Time with Abbie: Soldier returns home after tour in Kuwait

Published 11:56 pm Thursday, March 7, 2019

Nearly one full year after deployment, a Natchez soldier returned home to his 4-year-old daughter last week.

Jacob Colón left home for training at Fort Bliss, Texas, last March before his deployment to Kuwait the following July.

At the time, his daughter, Abigail “Abbie” Noel Colón could barely talk, he said.

The months that followed were the hottest and driest he’d ever experienced, Colón said.

“Where we were, there was no grass or trees,” he said. “We also had the potential for mud storms, where you get a nice sand storm going and then it rains. … It was like 120 degrees when we got there. … When we stepped off of the plane, I just about died. … Here it gets hot and humid and it’s yucky, but there it’s just dry and feels like you’re just cooking.”

Colón said he stayed in Egypt for approximately a month for training with soldiers from across the U.S. and other parts of the world and later offered medical support in a combat zone in Syria.

The majority of his deployment, however, Colón said his unit stood by for armed support in Kuwait surrounded by a desert with sand-colored buildings and a few scattered bushes that were barely alive.

As a medic, Colón said he worked on call during all hours of the day or night for anyone who needed help, whether for illness, injury or for mental health needs.

On the home front, little Abbie had a dinosaur princess birthday party last October and learned to talk in full sentences, said her mom, Elizabeth Colón.

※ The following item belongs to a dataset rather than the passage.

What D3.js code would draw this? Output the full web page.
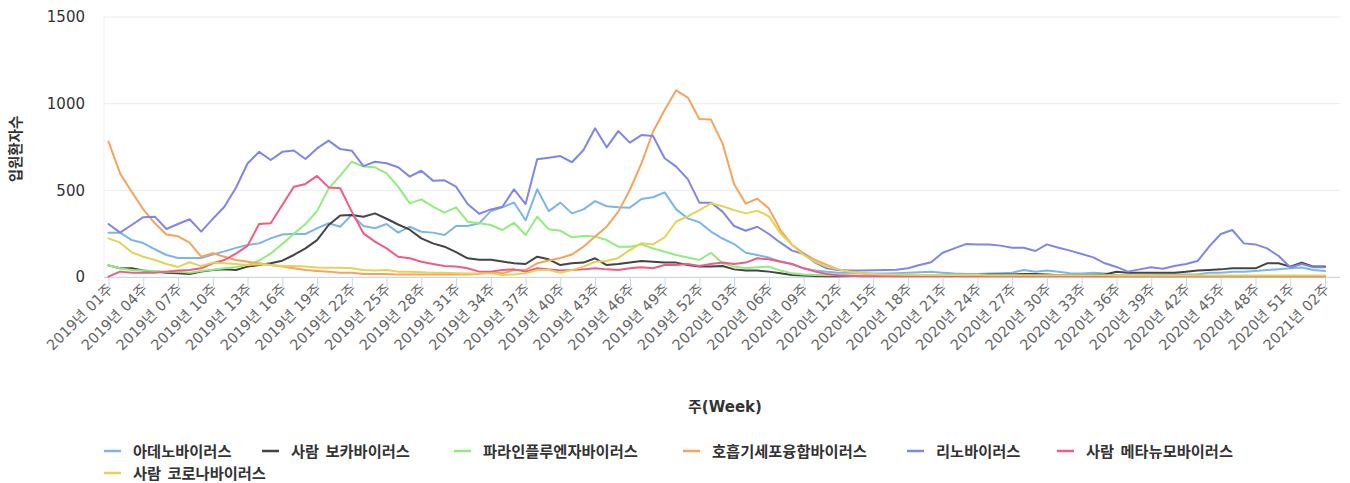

“(Abbie) called him and talked on Facebook two or three times a week,” she said. “Other times she didn’t want to talk to him because she was angry. … She didn’t understand why he wasn’t there.”

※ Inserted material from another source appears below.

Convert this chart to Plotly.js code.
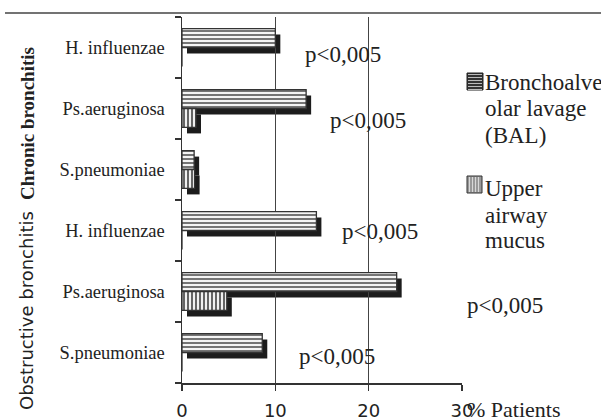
<!DOCTYPE html>
<html>
<head>
<meta charset="utf-8">
<script src="https://cdn.plot.ly/plotly-3.0.1.min.js"></script>
<style>html,body{margin:0;padding:0;background:#fff;}#chart{width:601px;height:420px;}</style>
</head>
<body>
<div id="chart"></div>
<script>
// ---- data ----
const categories = ["H. influenzae", "Ps.aeruginosa", "S.pneumoniae", "H. influenzae", "Ps.aeruginosa", "S.pneumoniae"];
const groups = ["Chronic bronchitis", "Obstructive bronchitis"];
const balValues = [10.0, 13.3, 1.3, 14.4, 23.0, 8.6];
const upperValues = [0, 1.5, 1.35, 0, 4.8, 0];
const xTicks = [0, 10, 20, 30];
const seriesNames = ["Bronchoalveolar lavage (BAL)", "Upper airway mucus"];
const pLabel = "p<0,005";

// ---- geometry helpers (pixel -> paper) ----
const ML = 182, MR = 133, MT = 17, MB = 30;
const W = 601 - ML - MR, H = 420 - MT - MB;
const px = v => (v - ML) / W;
const py = v => (420 - MB - v) / H;

const pos = categories.map((c, i) => i);

const common = {type: 'bar', orientation: 'h', hoverinfo: 'skip', showlegend: false};

const shadowBal = Object.assign({}, common, {x: balValues, y: pos, xaxis: 'x', yaxis: 'y',
  marker: {color: '#1c1c1c', line: {width: 0}}});
const shadowUp = Object.assign({}, common, {x: upperValues, y: pos, xaxis: 'x', yaxis: 'y',
  marker: {color: '#1c1c1c', line: {width: 0}}});

const bal = Object.assign({}, common, {name: seriesNames[0], x: balValues, y: pos, xaxis: 'x2', yaxis: 'y2',
  marker: {color: '#f2f2f2', line: {color: '#333', width: 1.3},
    pattern: {shape: '-', fgcolor: '#666', bgcolor: '#f4f4f4', size: 4, solidity: 0.45}}});
const up = Object.assign({}, common, {name: seriesNames[1], x: upperValues, y: pos, xaxis: 'x2', yaxis: 'y2',
  marker: {color: '#e8e8e8', line: {color: '#333', width: 1.3},
    pattern: {shape: '|', fgcolor: '#555', bgcolor: '#f0f0f0', size: 4, solidity: 0.45}}});

const serif = 'Liberation Serif';
const sans = 'DejaVu Sans';

const annotations = [];
function ann(text, x, y, size, opts) {
  annotations.push(Object.assign({text: text, x: x, y: y, xref: 'paper', yref: 'paper', showarrow: false,
    xanchor: 'left', yanchor: 'middle', font: {family: serif, size: size, color: '#222'}}, opts || {}));
}
// p-value labels
[[302.5, 55], [328, 121], [340, 232], [465, 305], [296.5, 356]].forEach(p => ann(pLabel, px(p[0]), py(p[1]), 23));
// group labels
ann(groups[0], px(28), py(124), 19, {xanchor: 'center', textangle: -90, font: {family: serif, size: 19, color: '#222', weight: 'bold'}});
ann(groups[1], px(26), py(311), 18, {xanchor: 'center', textangle: -90, font: {family: sans, size: 18, color: '#222'}});
// axis unit
ann('% Patients', px(465), py(409), 22);
// legend text
ann('Bronchoalve', px(483), py(82), 23);
ann('olar lavage', px(483), py(108), 23);
ann('(BAL)', px(483), py(135), 23);
ann('Upper', px(483), py(188), 23);
ann('airway', px(483), py(215), 23);
ann('mucus', px(483), py(241), 23);

// legend icons
function hStripes(x0, x1, y0, y1, step) {
  let d = '';
  for (let y = y0 + step / 2; y < y1; y += step) d += `M${px(x0)},${py(y)}L${px(x1)},${py(y)}`;
  return d;
}
function vStripes(x0, x1, y0, y1, step) {
  let d = '';
  for (let x = x0 + step / 2; x < x1; x += step) d += `M${px(x)},${py(y0)}L${px(x)},${py(y1)}`;
  return d;
}
const shapes = [
  {type: 'line', xref: 'paper', yref: 'paper', x0: px(5), x1: px(601), y0: py(13), y1: py(13), line: {color: '#444', width: 1.5}},
  {type: 'rect', xref: 'paper', yref: 'paper', x0: px(467), x1: px(483), y0: py(73), y1: py(90), fillcolor: '#333', line: {color: '#222', width: 1}},
  {type: 'path', xref: 'paper', yref: 'paper', path: hStripes(468, 482, 73, 90, 3), line: {color: '#bbb', width: 1}},
  {type: 'rect', xref: 'paper', yref: 'paper', x0: px(467), x1: px(482), y0: py(176), y1: py(193), fillcolor: '#999', line: {color: '#333', width: 1}},
  {type: 'path', xref: 'paper', yref: 'paper', path: vStripes(468, 481, 177, 192, 3), line: {color: '#d8d8d8', width: 1}}
];

const layout = {
  width: 601, height: 420,
  margin: {l: ML, r: MR, t: MT, b: MB, pad: 0},
  paper_bgcolor: '#fff', plot_bgcolor: 'rgba(0,0,0,0)',
  barmode: 'group', bargap: 0.38, bargroupgap: 0,
  showlegend: false,
  xaxis: {domain: [5 / W, 285 / W], range: [0, 30], visible: false, fixedrange: true},
  yaxis: {domain: [1 / H, 367 / H], range: [5.5, -0.5], visible: false, fixedrange: true},
  xaxis2: {domain: [0, 280 / W], anchor: 'y2', range: [0, 30], tickmode: 'array', tickvals: xTicks,
    ticks: 'outside', ticklen: 6, tickcolor: '#333', tickwidth: 1.3,
    showgrid: true, gridcolor: '#444', gridwidth: 1.2, zeroline: false,
    showline: true, linecolor: '#333', linewidth: 1.5, ticklabelstandoff: 5,
    tickfont: {family: sans, size: 18, color: '#222'}},
  yaxis2: {domain: [7 / H, 1], anchor: 'x2', range: [5.5, -0.5], tickmode: 'array', tickvals: pos, ticktext: categories,
    ticks: '', showgrid: false, zeroline: false, showline: true, linecolor: '#333', linewidth: 1.5,
    ticklabelstandoff: 12,
    minor: {tickmode: 'array', tickvals: [-0.5, 0.5, 1.5, 2.5, 3.5, 4.5, 5.5], ticks: 'outside', ticklen: 6, tickcolor: '#333', tickwidth: 1.3, showgrid: false},
    tickfont: {family: serif, size: 18.5, color: '#222'}},
  annotations: annotations,
  shapes: shapes
};

Plotly.newPlot('chart', [shadowBal, shadowUp, bal, up], layout, {staticPlot: true, displayModeBar: false});
</script>
</body>
</html>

Meanwhile, Jacob Colón said he grew accustomed to staying in one place for long periods of time and eating from a selection of two or three different restaurants that were close his base, but he said the most difficult part was missing his daughter.

The family was reunited last week in Jackson. Abbie went to watch the “The Lego Movie 2” for the second time — but that time she had her daddy with her and hugged him tightly before going into the theater.

“We didn’t have any transportation except for bikes and walking,” Colón said. “The only restaurants we had were right there around the base. … We could relax, but we had to be ready to get up and go do something at all times. Here, the only place I have to be is with my kid. It’s nice.”